Every line of the material is to be quoted verbatim, minus the pictures.

************

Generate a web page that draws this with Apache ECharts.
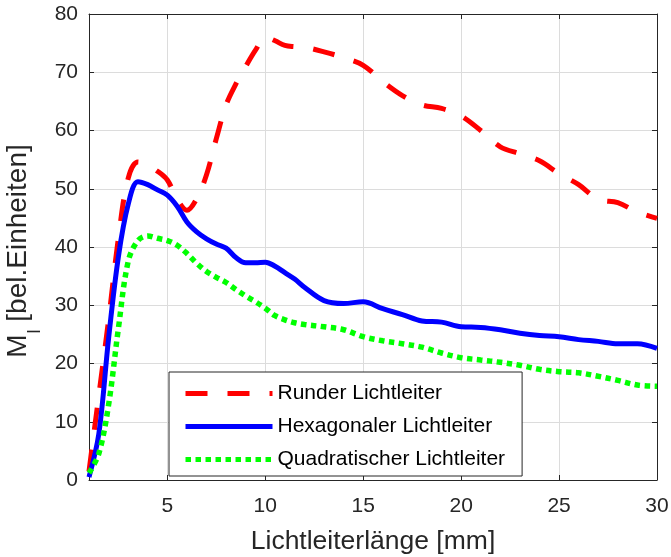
<!DOCTYPE html>
<html>
<head>
<meta charset="utf-8">
<script src="https://cdn.jsdelivr.net/npm/echarts@6/dist/echarts.min.js"></script>
<style>
  html, body { margin: 0; padding: 0; background: #ffffff; }
  #chart { width: 671px; height: 557px; }
</style>
</head>
<body>
<div id="chart"></div>
<script>
// Fibre length in mm (shared sample positions)
const lengthMm = [1, 1.5, 2, 2.5, 3, 3.5, 4, 4.5, 5, 5.5, 6, 6.5, 7, 7.5, 8, 8.5, 9, 9.5, 10, 10.5,
  11, 11.5, 12, 13, 14, 15, 16, 17, 18, 19, 20, 21, 22, 23, 24, 25, 26, 27, 28, 29, 30];

// M_l in arbitrary units for each light guide cross-section
const runder = [1.5, 14.5, 27.5, 41.5, 51.8, 54.6, 54.0, 53.0, 51.5, 48.2, 46.3, 48.3, 52.4, 58.6, 64.4, 68.0,
  71.0, 73.8, 76.0, 75.4, 74.6, 74.4, 74.3, 73.5, 72.5, 71.2, 68.4, 66.0, 64.4, 63.8, 62.5, 60.0,
  57.2, 56.0, 54.8, 52.6, 50.7, 48.2, 47.6, 46.0, 44.9];
const hexagonal = [0.5, 7.9, 24.3, 38.3, 47.3, 51.2, 50.7, 49.8, 48.9, 47.0, 44.3, 42.6, 41.4, 40.5, 39.8, 38.2,
  37.3, 37.3, 37.4, 36.7, 35.6, 34.5, 33.1, 30.8, 30.3, 30.6, 29.4, 28.4, 27.3, 27.1, 26.3, 26.2,
  25.8, 25.2, 24.8, 24.6, 24.1, 23.8, 23.4, 23.4, 22.6];
const quadratisch = [1.2, 4.5, 12.9, 26.0, 37.5, 41.1, 41.9, 41.5, 41.1, 40.3, 38.9, 37.2, 35.8, 34.8, 33.9, 32.7,
  31.6, 30.6, 29.5, 28.2, 27.5, 27.0, 26.7, 26.3, 25.8, 24.6, 23.9, 23.4, 22.8, 21.8, 21.0, 20.6,
  20.2, 19.7, 19.0, 18.6, 18.4, 17.8, 17.1, 16.3, 16.1];

// Axis ticks
const xTicks = [5, 10, 15, 20, 25, 30];
const yTicks = [0, 10, 20, 30, 40, 50, 60, 70, 80];

const seriesNames = ['Runder Lichtleiter', 'Hexagonaler Lichtleiter', 'Quadratischer Lichtleiter'];

const pairs = (ys) => lengthMm.map((x, i) => [x, ys[i]]);

const axisColor = '#262626';
const gridColor = '#dcdcdc';
const fontFamily = '"Liberation Sans", Arial, Helvetica, sans-serif';

const chart = echarts.init(document.getElementById('chart'), null, { renderer: 'canvas' });

const baseX = {
  type: 'value',
  min: 1,
  max: 30,
  axisLine: { show: true, onZero: false, lineStyle: { color: axisColor, width: 1 } },
  axisTick: { show: true, inside: true, length: 5, customValues: xTicks, lineStyle: { color: axisColor } },
};
const baseY = {
  type: 'value',
  min: yTicks[0],
  max: yTicks[yTicks.length - 1],
  interval: 10,
  axisLine: { show: true, onZero: false, lineStyle: { color: axisColor, width: 1 } },
  axisTick: { show: true, inside: true, length: 5, lineStyle: { color: axisColor } },
};

chart.setOption({
  backgroundColor: '#ffffff',
  animation: false,
  textStyle: { fontFamily: fontFamily },
  grid: { left: 89, top: 14, width: 568, height: 466, containLabel: false, outerBoundsMode: 'none' },
  xAxis: [
    Object.assign({}, baseX, {
      position: 'bottom',
      name: 'Lichtleiterlänge [mm]',
      nameLocation: 'middle',
      nameGap: 48,
      nameTextStyle: { fontSize: 26.5, color: axisColor, fontFamily: fontFamily },
      axisLabel: { show: true, customValues: xTicks, margin: 16, fontSize: 21, color: axisColor, fontFamily: fontFamily },
      splitLine: { show: true, lineStyle: { color: gridColor, width: 1 } },
    }),
    Object.assign({}, baseX, {
      position: 'top',
      axisLabel: { show: false },
      splitLine: { show: false },
    }),
  ],
  yAxis: [
    Object.assign({}, baseY, {
      position: 'left',
      name: '{a|M}{s|l}{a| [bel.Einheiten]}',
      nameLocation: 'middle',
      nameGap: 52,
      nameRotate: 90,
      nameTextStyle: {
        color: axisColor,
        fontFamily: fontFamily,
        padding: [0, 8, 0, 0],
        rich: {
          a: { fontSize: 28, color: axisColor, fontFamily: fontFamily, lineHeight: 32 },
          s: { fontSize: 18, color: axisColor, fontFamily: fontFamily, lineHeight: 32, verticalAlign: 'bottom', padding: [0, 0, -9, 1] },
        },
      },
      axisLabel: { show: true, margin: 11, fontSize: 21, color: axisColor, fontFamily: fontFamily },
      splitLine: { show: true, lineStyle: { color: gridColor, width: 1 } },
    }),
    Object.assign({}, baseY, {
      position: 'right',
      axisLabel: { show: false },
      splitLine: { show: false },
    }),
  ],
  legend: {
    data: seriesNames,
    orient: 'vertical',
    left: 169,
    top: 372,
    padding: [11, 17, 6, 14],
    itemGap: 12,
    itemWidth: 87,
    itemHeight: 20,
    itemStyle: { opacity: 0 },
    lineStyle: { width: 5 },
    backgroundColor: '#ffffff',
    borderColor: axisColor,
    borderWidth: 1,
    borderRadius: 0,
    textStyle: { fontSize: 21, lineHeight: 20, color: '#000000', fontFamily: fontFamily },
  },
  series: [
    {
      name: seriesNames[0],
      type: 'line',
      data: pairs(runder),
      smooth: 0.35,
      symbol: 'none',
      lineStyle: { color: '#ff0000', width: 5, type: [22, 20], cap: 'butt' },
      itemStyle: { color: '#ff0000' },
      z: 3,
    },
    {
      name: seriesNames[1],
      type: 'line',
      data: pairs(hexagonal),
      smooth: 0.35,
      symbol: 'none',
      lineStyle: { color: '#0000ff', width: 5, type: 'solid' },
      itemStyle: { color: '#0000ff' },
      z: 3,
    },
    {
      name: seriesNames[2],
      type: 'line',
      data: pairs(quadratisch),
      smooth: 0.35,
      symbol: 'none',
      lineStyle: { color: '#00ff00', width: 5.5, type: [5.5, 4.5], cap: 'butt' },
      itemStyle: { color: '#00ff00' },
      z: 3,
    },
  ],
});
</script>
</body>
</html>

************

* **WRITTEN SOLUTION**
Generate a web page that draws this with Apache ECharts.
<!DOCTYPE html>
<html>
<head>
<meta charset="utf-8">
<script src="https://cdn.jsdelivr.net/npm/echarts@6/dist/echarts.min.js"></script>
<style>
  html, body { margin: 0; padding: 0; background: #ffffff; }
  #chart { width: 671px; height: 557px; }
</style>
</head>
<body>
<div id="chart"></div>
<script>
// Fibre length in mm (shared sample positions)
const lengthMm = [1, 1.5, 2, 2.5, 3, 3.5, 4, 4.5, 5, 5.5, 6, 6.5, 7, 7.5, 8, 8.5, 9, 9.5, 10, 10.5,
  11, 11.5, 12, 13, 14, 15, 16, 17, 18, 19, 20, 21, 22, 23, 24, 25, 26, 27, 28, 29, 30];

// M_l in arbitrary units for each light guide cross-section
const runder = [1.5, 14.5, 27.5, 41.5, 51.8, 54.6, 54.0, 53.0, 51.5, 48.2, 46.3, 48.3, 52.4, 58.6, 64.4, 68.0,
  71.0, 73.8, 76.0, 75.4, 74.6, 74.4, 74.3, 73.5, 72.5, 71.2, 68.4, 66.0, 64.4, 63.8, 62.5, 60.0,
  57.2, 56.0, 54.8, 52.6, 50.7, 48.2, 47.6, 46.0, 44.9];
const hexagonal = [0.5, 7.9, 24.3, 38.3, 47.3, 51.2, 50.7, 49.8, 48.9, 47.0, 44.3, 42.6, 41.4, 40.5, 39.8, 38.2,
  37.3, 37.3, 37.4, 36.7, 35.6, 34.5, 33.1, 30.8, 30.3, 30.6, 29.4, 28.4, 27.3, 27.1, 26.3, 26.2,
  25.8, 25.2, 24.8, 24.6, 24.1, 23.8, 23.4, 23.4, 22.6];
const quadratisch = [1.2, 4.5, 12.9, 26.0, 37.5, 41.1, 41.9, 41.5, 41.1, 40.3, 38.9, 37.2, 35.8, 34.8, 33.9, 32.7,
  31.6, 30.6, 29.5, 28.2, 27.5, 27.0, 26.7, 26.3, 25.8, 24.6, 23.9, 23.4, 22.8, 21.8, 21.0, 20.6,
  20.2, 19.7, 19.0, 18.6, 18.4, 17.8, 17.1, 16.3, 16.1];

// Axis ticks
const xTicks = [5, 10, 15, 20, 25, 30];
const yTicks = [0, 10, 20, 30, 40, 50, 60, 70, 80];

const seriesNames = ['Runder Lichtleiter', 'Hexagonaler Lichtleiter', 'Quadratischer Lichtleiter'];

const pairs = (ys) => lengthMm.map((x, i) => [x, ys[i]]);

const axisColor = '#262626';
const gridColor = '#dcdcdc';
const fontFamily = '"Liberation Sans", Arial, Helvetica, sans-serif';

const chart = echarts.init(document.getElementById('chart'), null, { renderer: 'canvas' });

const baseX = {
  type: 'value',
  min: 1,
  max: 30,
  axisLine: { show: true, onZero: false, lineStyle: { color: axisColor, width: 1 } },
  axisTick: { show: true, inside: true, length: 5, customValues: xTicks, lineStyle: { color: axisColor } },
};
const baseY = {
  type: 'value',
  min: yTicks[0],
  max: yTicks[yTicks.length - 1],
  interval: 10,
  axisLine: { show: true, onZero: false, lineStyle: { color: axisColor, width: 1 } },
  axisTick: { show: true, inside: true, length: 5, lineStyle: { color: axisColor } },
};

chart.setOption({
  backgroundColor: '#ffffff',
  animation: false,
  textStyle: { fontFamily: fontFamily },
  grid: { left: 89, top: 14, width: 568, height: 466, containLabel: false, outerBoundsMode: 'none' },
  xAxis: [
    Object.assign({}, baseX, {
      position: 'bottom',
      name: 'Lichtleiterlänge [mm]',
      nameLocation: 'middle',
      nameGap: 48,
      nameTextStyle: { fontSize: 26.5, color: axisColor, fontFamily: fontFamily },
      axisLabel: { show: true, customValues: xTicks, margin: 16, fontSize: 21, color: axisColor, fontFamily: fontFamily },
      splitLine: { show: true, lineStyle: { color: gridColor, width: 1 } },
    }),
    Object.assign({}, baseX, {
      position: 'top',
      axisLabel: { show: false },
      splitLine: { show: false },
    }),
  ],
  yAxis: [
    Object.assign({}, baseY, {
      position: 'left',
      name: '{a|M}{s|l}{a| [bel.Einheiten]}',
      nameLocation: 'middle',
      nameGap: 52,
      nameRotate: 90,
      nameTextStyle: {
        color: axisColor,
        fontFamily: fontFamily,
        padding: [0, 8, 0, 0],
        rich: {
          a: { fontSize: 28, color: axisColor, fontFamily: fontFamily, lineHeight: 32 },
          s: { fontSize: 18, color: axisColor, fontFamily: fontFamily, lineHeight: 32, verticalAlign: 'bottom', padding: [0, 0, -9, 1] },
        },
      },
      axisLabel: { show: true, margin: 11, fontSize: 21, color: axisColor, fontFamily: fontFamily },
      splitLine: { show: true, lineStyle: { color: gridColor, width: 1 } },
    }),
    Object.assign({}, baseY, {
      position: 'right',
      axisLabel: { show: false },
      splitLine: { show: false },
    }),
  ],
  legend: {
    data: seriesNames,
    orient: 'vertical',
    left: 169,
    top: 372,
    padding: [11, 17, 6, 14],
    itemGap: 12,
    itemWidth: 87,
    itemHeight: 20,
    itemStyle: { opacity: 0 },
    lineStyle: { width: 5 },
    backgroundColor: '#ffffff',
    borderColor: axisColor,
    borderWidth: 1,
    borderRadius: 0,
    textStyle: { fontSize: 21, lineHeight: 20, color: '#000000', fontFamily: fontFamily },
  },
  series: [
    {
      name: seriesNames[0],
      type: 'line',
      data: pairs(runder),
      smooth: 0.35,
      symbol: 'none',
      lineStyle: { color: '#ff0000', width: 5, type: [22, 20], cap: 'butt' },
      itemStyle: { color: '#ff0000' },
      z: 3,
    },
    {
      name: seriesNames[1],
      type: 'line',
      data: pairs(hexagonal),
      smooth: 0.35,
      symbol: 'none',
      lineStyle: { color: '#0000ff', width: 5, type: 'solid' },
      itemStyle: { color: '#0000ff' },
      z: 3,
    },
    {
      name: seriesNames[2],
      type: 'line',
      data: pairs(quadratisch),
      smooth: 0.35,
      symbol: 'none',
      lineStyle: { color: '#00ff00', width: 5.5, type: [5.5, 4.5], cap: 'butt' },
      itemStyle: { color: '#00ff00' },
      z: 3,
    },
  ],
});
</script>
</body>
</html>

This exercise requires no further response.